No hay nada más antichavista que la prepotencia, que esa desmedida afición por asumir, siempre en público, que todo el mundo odia a Chávez. Cuántas veces en la cola de un banco o de un supermercado nos hemos tenido que calar la queja de un escuálido en chancletas de marca y bermudas, o a una presuntuosa señora que lleva dos carritos abarrotados de comida y se lamenta a viva voz: “a lo que hemos llegado, este país tan rico y estamos como en Cuba”.
Quizá sea un prejuicio, pero no recuerdo haber presenciado la actitud contraria en quienes apoyamos al gobierno, y no es que haya siempre más escuálidos en todas partes, no, sino que nosotros no asumimos que todos piensan igual que uno y tampoco alardeamos de chavistas, ni tenemos esa compulsión por repartir el odio por donde vamos; porque si hay algo que comparte un escuálido es la amargura.
Pero el colmo de esta situación llegó cuando decidí pagar unos días en un hotel de La Colonia Tovar para pasar una Navidad “diferente” con mi familia. La idea parecía atractiva, paseos, desayunos y el disfrute de ese apacible lugar. El paquete incluía una cena navideña amenizada con orquesta, todo era perfecto.
La prometedora cena comenzó, todos elegantes en aquel salón en el que las mesas habían sido asignadas previamente a cada familia.
El espíritu de la Navidad invadió la sala cuando un pintoresco señor que parecía salido de un cuento de Dickens tocó en el acordeón “Noche de paz”, todos sonreían, todos se amaban, los ojos de los niños brillaban y los más viejos chocaban sus copas llenos de dicha.
De repente el animador tomó el micrófono y dijo “ahora sí comenzó la fiesta, llegó la orquesta a poner la alegría”. Un hombre pequeñito, de tez morena se adueñó del show, él era “el chévere” el que prometía hacer bailar a todo el mundo. Y así, repentinamente, aquel ambiente dickensiano se esfumó y el hombrecillo, entre canción y canción comenzó a lanzar frases que me hicieron ver a la escuálida de la cola del supermercado hasta “comedida”.
Muy entusiasta desató un furibundo antichavismo en cada una de sus canciones “el inquilino de Miraflores en el 2012 se va”, “luchemos por la libertad” o “ésta es la última Navidad en dictadura”; fueron algunas de las consignas que proclamaba este fanfarrón, con una copa de whisky en la mano y la barriga llena de fiambre.
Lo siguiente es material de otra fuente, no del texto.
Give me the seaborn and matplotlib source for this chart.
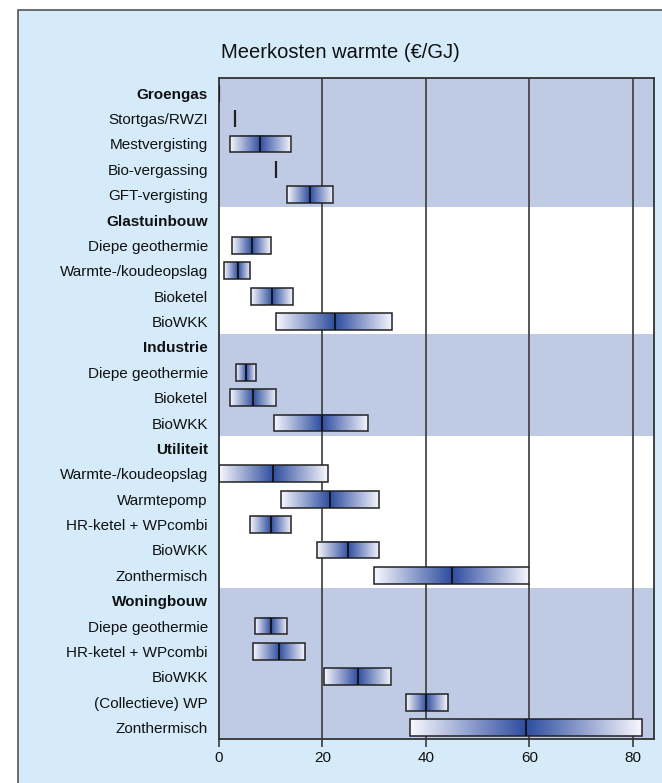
import numpy as np
import seaborn as sns
import matplotlib.pyplot as plt
from matplotlib.patches import Rectangle

# rows top to bottom; bold rows are the sector headers
labels = ['Groengas', 'Stortgas/RWZI', 'Mestvergisting', 'Bio-vergassing', 'GFT-vergisting',
          'Glastuinbouw', 'Diepe geothermie', 'Warmte-/koudeopslag', 'Bioketel', 'BioWKK',
          'Industrie', 'Diepe geothermie', 'Bioketel', 'BioWKK',
          'Utiliteit', 'Warmte-/koudeopslag', 'Warmtepomp', 'HR-ketel + WPcombi', 'BioWKK', 'Zonthermisch',
          'Woningbouw', 'Diepe geothermie', 'HR-ketel + WPcombi', 'BioWKK', '(Collectieve) WP', 'Zonthermisch']
headers = ['Groengas', 'Glastuinbouw', 'Industrie', 'Utiliteit', 'Woningbouw']
header_rows = [0, 5, 10, 14, 20]

nan = np.nan
low = [0, 3.1, 2.1, 11.0, 13.1,
       nan, 2.6, 1.0, 6.2, 11.1,
       nan, 3.2, 2.1, 10.7,
       nan, 0.0, 12.0, 6.0, 19.0, 30.0,
       nan, 7.0, 6.5, 20.3, 36.2, 37.0]
mid = [0, 3.1, 8.0, 11.0, 17.5,
       nan, 6.4, 3.6, 10.3, 22.4,
       nan, 5.2, 6.6, 19.9,
       nan, 10.5, 21.4, 10.0, 25.0, 45.0,
       nan, 10.0, 11.6, 26.8, 40.1, 59.4]
high = [0, 3.1, 14.0, 11.0, 22.0,
        nan, 10.0, 6.0, 14.3, 33.5,
        nan, 7.1, 11.1, 28.9,
        nan, 21.0, 30.9, 14.0, 31.0, 59.9,
        nan, 13.1, 16.6, 33.3, 44.2, 81.8]

ticks = [0, 20, 40, 60, 80]
title = 'Meerkosten warmte (€/GJ)'

sns.set_theme(style='white')
plt.rcParams['font.family'] = ['Liberation Sans', 'DejaVu Sans']

panel_c = '#D5EBFA'
band_c = '#BFCBE5'
line_c = '#3a3a3a'
cmap = sns.blend_palette(['#F8F8FE', '#2E4D9F'], as_cmap=True)

fig = plt.figure(figsize=(6.62, 7.83), dpi=100)
fig.patch.set_facecolor('white')
panel = Rectangle((18 / 662, -0.05), 1.0, 1 - 10 / 783 + 0.05, transform=fig.transFigure,
                  facecolor=panel_c, edgecolor='#555555', linewidth=1.2, zorder=-10)
fig.add_artist(panel)

ax = fig.add_axes([219 / 662, 1 - 739 / 783, (654 - 219) / 662, (739 - 78) / 783])
ax.set_zorder(1)
ax.set_facecolor('white')

# sector bands
bands = [(-0.7, 4.5, band_c), (4.5, 9.5, 'white'), (9.5, 13.5, band_c),
         (13.5, 19.5, 'white'), (19.5, 25.6, band_c)]
for y0, y1, c in bands:
    ax.axhspan(y0, y1, color=c, zorder=0, lw=0)

for t in ticks[1:]:
    ax.axvline(t, color=line_c, lw=1.2, zorder=1)

h = 0.66
grad = np.linspace(0, 1, 256).reshape(1, -1)
for i, (lo, m, hi) in enumerate(zip(low, mid, high)):
    if np.isnan(lo):
        continue
    if hi - lo < 0.01:
        ax.plot([m, m], [i - h / 2, i + h / 2], color='#222222', lw=1.6, zorder=4,
                solid_capstyle='butt')
        continue
    ax.imshow(grad, cmap=cmap, aspect='auto', interpolation='bilinear',
              extent=(lo, m, i + h / 2, i - h / 2), zorder=2)
    ax.imshow(grad[:, ::-1], cmap=cmap, aspect='auto', interpolation='bilinear',
              extent=(m, hi, i + h / 2, i - h / 2), zorder=2)
    ax.add_patch(Rectangle((lo, i - h / 2), hi - lo, h, fill=False,
                           edgecolor='#222222', lw=1.1, zorder=3))
    ax.plot([m, m], [i - h / 2, i + h / 2], color='#111111', lw=1.3, zorder=4,
            solid_capstyle='butt')

ax.set_xlim(0, 84.1)
ax.set_ylim(25.45, -0.6)
ax.set_xticks(ticks)
ax.set_yticks(range(len(labels)))
ax.set_yticklabels(labels)
for r, lab in zip(range(len(labels)), ax.get_yticklabels()):
    if r in header_rows:
        lab.set_fontweight('bold')
ax.tick_params(axis='y', length=0, pad=8, labelsize=11, labelcolor='#111111')
ax.tick_params(axis='x', length=6, width=1.2, color=line_c, direction='out', pad=3,
               labelsize=11, labelcolor='#111111', bottom=True)
for s in ax.spines.values():
    s.set_color('#333333')
    s.set_linewidth(1.3)
    s.set_visible(True)

fig.text(340 / 662, 1 - 52 / 783, title, ha='center', va='center', fontsize=14.5, color='#111111')

fig.savefig('out.png', dpi=100, facecolor=fig.get_facecolor())
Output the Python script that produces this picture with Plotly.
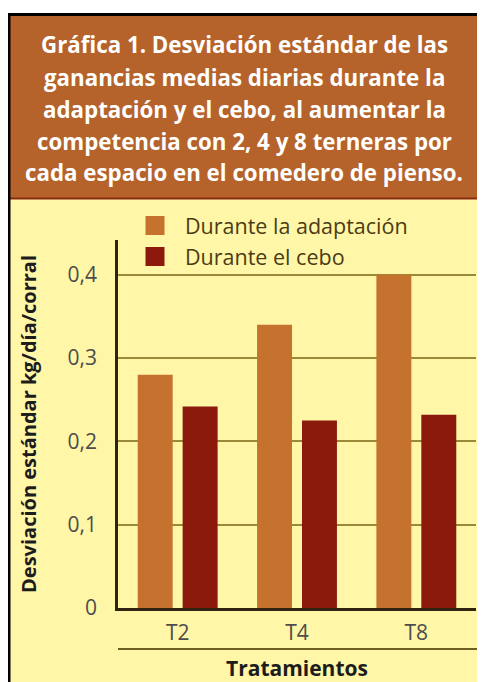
import plotly.graph_objects as go

# ---------------- data ----------------
categories = ["T2", "T4", "T8"]
adaptacion = [0.28, 0.34, 0.40]
cebo = [0.242, 0.225, 0.232]
series_names = ["Durante la adaptación", "Durante el cebo"]
y_tick_vals = [0, 0.1, 0.2, 0.3, 0.4]
y_tick_text = ["0", "0,1", "0,2", "0,3", "0,4"]
title_lines = [
    "Gráfica 1. Desviación estándar de las",
    "ganancias medias diarias durante la",
    "adaptación y el cebo, al aumentar la",
    "competencia con 2, 4 y 8 terneras por",
    "cada espacio en el comedero de pienso.",
]
y_title = "Desviación estándar kg/día/corral"
x_title = "Tratamientos"

# ---------------- style / layout ----------------
OFF = 8                      # page body margin of the html page
W, H = 485 - OFF, 682 - OFF  # figure size
# plot area in page pixels
PL, PR, PT, PB = 118, 476, 240, 608
L, T = PL - OFF, PT - OFF
R, B = W - (PR - OFF), H - (PB - OFF)
PW, PH = PR - PL, PB - PT
FONT = "Open Sans"
C_ADAPT = "#C5722F"
C_CEBO = "#8B1A0C"
C_YELLOW = "#FFF6A8"
C_BROWN = "#B5632B"
C_GRID = "#9A8A38"
C_AXIS = "#2E2410"


def px_x(x):
    """page pixel x -> paper coordinate"""
    return (x - PL) / PW


def px_y(y):
    """page pixel y -> paper coordinate"""
    return (PB - y) / PH


fig = go.Figure()
fig.add_trace(go.Bar(x=categories, y=adaptacion, name=series_names[0],
                     marker=dict(color=C_ADAPT, line=dict(width=0)), showlegend=False))
fig.add_trace(go.Bar(x=categories, y=cebo, name=series_names[1],
                     marker=dict(color=C_CEBO, line=dict(width=0)), showlegend=False))
# legend proxies (larger swatches)
for nm, col in zip(series_names, [C_ADAPT, C_CEBO]):
    fig.add_trace(go.Scatter(x=[None], y=[None], mode="markers", name=nm, legendgroup=nm,
                             marker=dict(symbol="square", size=16, color=col,
                                         line=dict(width=3, color=col))))

shapes = [
    dict(type="rect", xref="paper", yref="paper", x0=px_x(0), x1=px_x(490), y0=px_y(690), y1=px_y(199),
         fillcolor=C_YELLOW, line=dict(width=0), layer="below"),
    dict(type="rect", xref="paper", yref="paper", x0=px_x(0), x1=px_x(490), y0=px_y(198), y1=px_y(15),
         fillcolor=C_BROWN, line=dict(width=0), layer="below"),
    dict(type="line", xref="paper", yref="paper", x0=px_x(0), x1=px_x(490), y0=px_y(198.5), y1=px_y(198.5),
         line=dict(color="#8A2A12", width=2), layer="below"),
    dict(type="line", xref="paper", yref="paper", x0=px_x(0), x1=px_x(490), y0=px_y(14.5), y1=px_y(14.5),
         line=dict(color="black", width=3)),
    dict(type="line", xref="paper", yref="paper", x0=px_x(8.5), x1=px_x(8.5), y0=px_y(13), y1=px_y(690),
         line=dict(color="black", width=4)),
    dict(type="line", xref="paper", yref="paper", x0=0, x1=px_x(477), y0=px_y(649), y1=px_y(649),
         line=dict(color="#6E5E22", width=2)),
]

line_centers = [45, 77, 109, 141, 172]
annotations = [
    dict(text=t, xref="paper", yref="paper", x=px_x(244), y=px_y(yc), showarrow=False,
         xanchor="center", yanchor="middle",
         font=dict(family=FONT, size=22.3, color="white", weight="bold"))
    for t, yc in zip(title_lines, line_centers)
]

fig.update_layout(
    width=W, height=H,
    margin=dict(l=L, r=R, t=T, b=B, pad=0, autoexpand=False),
    paper_bgcolor="white",
    plot_bgcolor="rgba(0,0,0,0)",
    barmode="group", bargap=0.247, bargroupgap=0.222,
    font=dict(family=FONT, color="#4a4a4a"),
    shapes=shapes,
    annotations=annotations,
    showlegend=True,
    legend=dict(x=px_x(125), y=px_y(205), xanchor="left", yanchor="top",
                bgcolor="rgba(0,0,0,0)", font=dict(family=FONT, size=21.5, color="#4B3B14"),
                itemwidth=50, tracegroupgap=1, traceorder="normal"),
    xaxis=dict(type="category", categoryorder="array", categoryarray=categories,
               range=[-0.5, 2.5], showline=True, linecolor=C_AXIS, linewidth=2.5,
               showgrid=False, ticks="", tickfont=dict(family=FONT, size=21, color="#4d4d4d"),
               ticklabelstandoff=4, automargin=False,
               title=dict(text=x_title, standoff=20,
                          font=dict(family=FONT, size=21, color="#1c1c1c", weight="bold"))),
    yaxis=dict(range=[0, 0.4418], tickvals=y_tick_vals, ticktext=y_tick_text,
               showline=True, linecolor=C_AXIS, linewidth=2.5, zeroline=False,
               showgrid=True, gridcolor=C_GRID, gridwidth=1.5, ticks="",
               tickfont=dict(family=FONT, size=21, color="#4d4d4d"), ticklabelstandoff=14,
               automargin=False,
               title=dict(text=y_title, standoff=26,
                          font=dict(family=FONT, size=20, color="#1c1c1c", weight="bold"))),
)

fig.write_html("out.html")
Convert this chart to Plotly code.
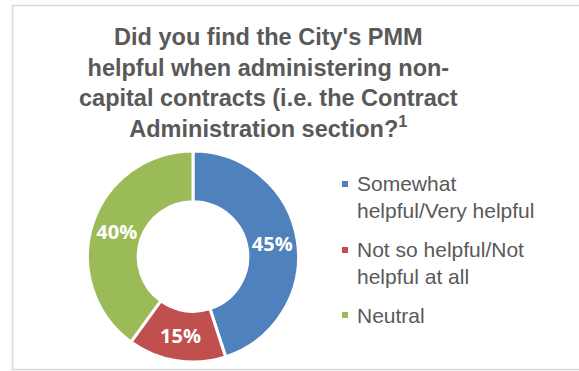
import plotly.graph_objects as go

# Survey responses
labels = ["Somewhat<br>helpful/Very helpful", "Not so helpful/Not<br>helpful at all", "Neutral"]
values = [45, 15, 40]
colors = ["#4F81BD", "#C0504D", "#9BBB59"]

W, H = 579, 371
TEXT_GREY = "#595959"

title_text = ("<b>Did you find the City's PMM<br>helpful when administering non-<br>"
              "capital contracts (i.e. the Contract<br>Administration section?<sup>1</sup></b>")

fig = go.Figure(go.Pie(
    labels=labels,
    values=values,
    hole=0.52,
    sort=False,
    direction="clockwise",
    rotation=0,
    marker=dict(colors=colors, line=dict(color="white", width=3)),
    texttemplate="<b>%{percent:.0%}</b>",
    textposition="inside",
    insidetextorientation="horizontal",
    textfont=dict(family="Open Sans, Liberation Sans, Arial", size=20, color="white"),
    domain=dict(x=[87 / W, 299 / W], y=[(H - 362) / H, (H - 151) / H]),
    hoverinfo="label+percent",
    showlegend=False,
))

# Legend drawn beside the donut: a small square swatch and wrapped label per slice
legend_rows = [196.5, 262.5, 315]
annotations = [dict(
    text=title_text, x=268 / W, y=1 - 21.5 / H, xref="paper", yref="paper",
    xanchor="center", yanchor="top", showarrow=False, align="center",
    font=dict(family="Liberation Sans, Arial", size=23.5, color=TEXT_GREY),
)]
shapes = [dict(
    type="rect", xref="paper", yref="paper",
    x0=12.5 / W, x1=1.02, y0=1 - 369.5 / H, y1=1 - 5.5 / H,
    line=dict(color="#D9D9D9", width=1.5), fillcolor="rgba(0,0,0,0)", layer="below",
)]
for lab, col, yc in zip(labels, colors, legend_rows):
    n_lines = lab.count("<br>") + 1
    first_line_y = yc - (n_lines - 1) * 12.5
    annotations.append(dict(
        text=lab, x=355 / W, y=1 - yc / H, xref="paper", yref="paper",
        xanchor="left", yanchor="middle", showarrow=False, align="left",
        font=dict(family="Liberation Sans, Arial", size=21, color=TEXT_GREY),
    ))
    shapes.append(dict(
        type="rect", xref="paper", yref="paper",
        x0=342 / W, x1=348 / W, y0=1 - (first_line_y + 3) / H, y1=1 - (first_line_y - 3) / H,
        line=dict(width=0), fillcolor=col,
    ))

fig.update_layout(
    width=W, height=H,
    margin=dict(l=0, r=0, t=0, b=0),
    paper_bgcolor="white",
    plot_bgcolor="white",
    annotations=annotations,
    shapes=shapes,
)

fig.write_html("out.html")
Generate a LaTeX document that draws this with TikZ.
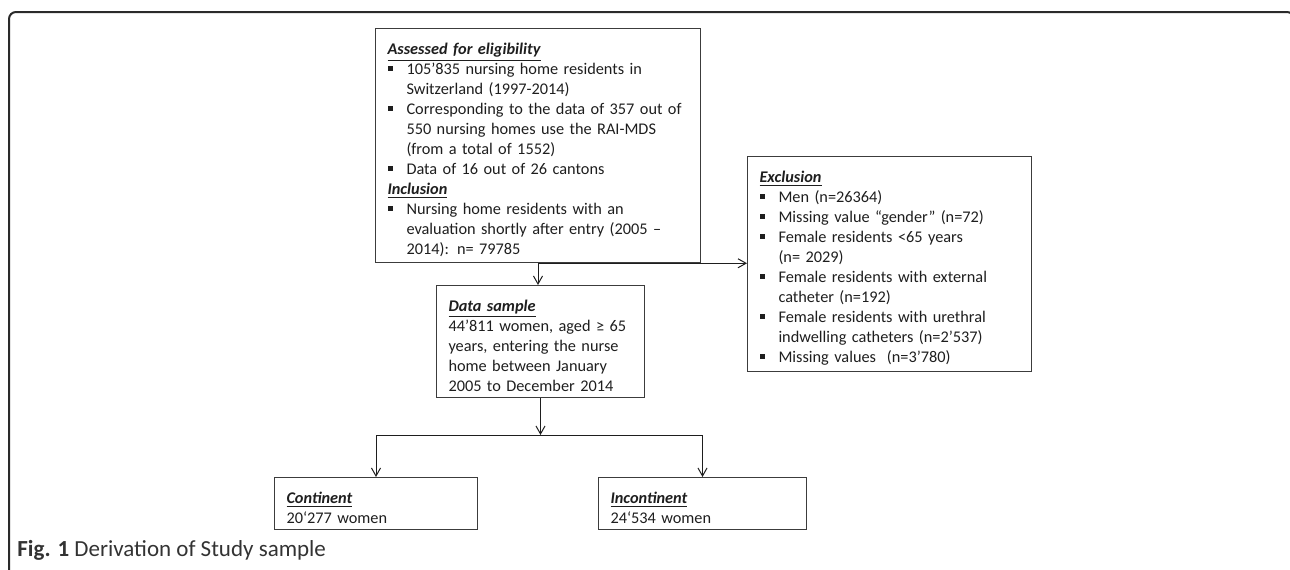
\documentclass[tikz,border=0pt]{standalone}
\usepackage{fontspec}
\setmainfont{Carlito}
\usetikzlibrary{arrows.meta}
\definecolor{boxline}{HTML}{3C3C3C}
\definecolor{ink}{HTML}{1E1E1E}
\definecolor{frameline}{HTML}{2A2A2A}
\definecolor{captext}{HTML}{333333}
\newcommand\head[1]{\par\noindent\underline{\textbf{\textit{#1}}}\par}
\newcommand\bul[1]{\par\noindent\hangindent=9.5pt\hangafter=1%
  \makebox[9.5pt][l]{\hspace{0.4pt}\raisebox{1.8pt}{\rule{2.5pt}{2.5pt}}}#1\par}

\begin{document}
\begin{tikzpicture}[
                  x = 0.5pt,
                  y = -0.5pt,
     flowbox/.style = {draw=boxline, line width=0.5pt, text=ink, inner xsep=6pt,
                       inner ysep=3pt, align=left, anchor=north west,
                       font=\fontsize{8.15}{10}\selectfont},
   flowarrow/.style = {draw=ink, line width=0.5pt,
                       -{Straight Barb[length=4pt,width=4.5pt]}},
                   ]
\useasboundingbox (0,0) rectangle (1290,569);
% outer frame of the figure
\draw[frameline, line width=1pt, rounded corners=3.5pt] (9,600) -- (9,12) -- (1294,12) -- (1294,600);

\node[flowbox, text width=150.5pt, minimum height=116.5pt] (assessed) at (375,28) {%
  \head{Assessed for eligibility}
  \bul{105’835 nursing home residents in\newline Switzerland (1997-2014)}
  \bul{Corresponding to the data of 357 out of\newline 550 nursing homes use the RAI-MDS\newline (from a total of 1552)}
  \bul{Data of 16 out of 26 cantons}
  \head{Inclusion}
  \bul{Nursing home residents with an\newline evaluation shortly after entry (2005 –\newline 2014): n= 79785}};
\node[flowbox, text width=130pt, minimum height=106pt] (exclusion) at (747,156) {%
  \head{Exclusion}
  \bul{Men (n=26364)}
  \bul{Missing value “gender” (n=72)}
  \bul{Female residents <65 years\newline (n= 2029)}
  \bul{Female residents with external\newline catheter (n=192)}
  \bul{Female residents with urethral\newline indwelling catheters (n=2’537)}
  \bul{Missing values\ \ (n=3’780)}};
\node[flowbox, text width=92pt, minimum height=56pt] (sample) at (436,285) {%
  \head{Data sample}
  44’811 women, aged ≥ 65\newline years, entering the nurse\newline home between January\newline 2005 to December 2014};
\node[flowbox, text width=89.5pt, minimum height=26pt] (continent) at (274,477) {%
  \head{Continent}
  20‘277 women};
\node[flowbox, text width=92pt, minimum height=26pt] (incontinent) at (598,477) {%
  \head{Incontinent}
  24‘534 women};
\coordinate (split) at (sample.south |- 0,435);

\draw[flowarrow] (assessed.south) -- (assessed.south |- sample.north);
\draw[flowarrow] (assessed.south) -- (assessed.south -| exclusion.west);
\draw[flowarrow] (sample.south) -- (split);
\draw[draw=ink, line width=0.5pt] (continent.north |- split) -- (incontinent.north |- split);
\draw[flowarrow] (continent.north |- split) -- (continent.north);
\draw[flowarrow] (incontinent.north |- split) -- (incontinent.north);

\node[anchor=base west, inner sep=0pt, text=captext, font=\fontsize{11.5}{13}\selectfont]
  (caption) at (17,556) {\textbf{Fig. 1} Derivation of Study sample};
\end{tikzpicture}
\end{document}
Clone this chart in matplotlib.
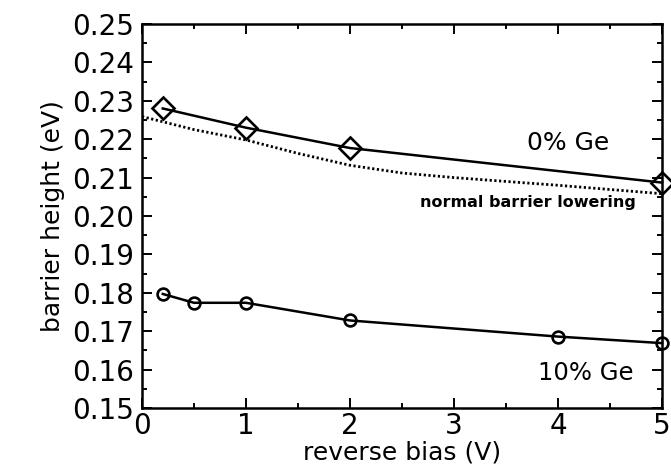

Cuatro, sólo cuatro aguanté. Me paré de mi bien dispuesto asiento con mi hija de cinco años de la mano y frente al estridente “artista” le dije: “¿Sabe qué? no todo el mundo piensa como usted, me importa un carajo la cena, váyase a la mierda”.
La cena se quedó servida, pero no le iba a ofrecer yo a mi familia un pernil tan indigno. Y así me retiré digna y feliz de aquello que se había convertido en una fiesta de Navidad antichavista y que no me advirtieron al momento de ofrecerme el servicio.
De esa noche mis hijos recuerdan entre sonrisas y orgullo, mientras le echan el cuento a su abuela escuálida, que mamá mandó la mierda a un cantante que habló mal de Chávez.
Sé que ahí otros se ofendieron como yo, pero estamos acostumbrados a quedarnos callados, a no reaccionar frente a ese ejercicio de catarsis con el que los escuálidos intentan mantener la ilusión de que son mayoría; ese delirio exhibicionista y desmedido de cada uno de ellos cuando aborda el autobús o llega a la cola del banco.
Por eso soy feliz cada vez que frente al televisor veo un reporte del CNE. Menos mal este año hay elecciones.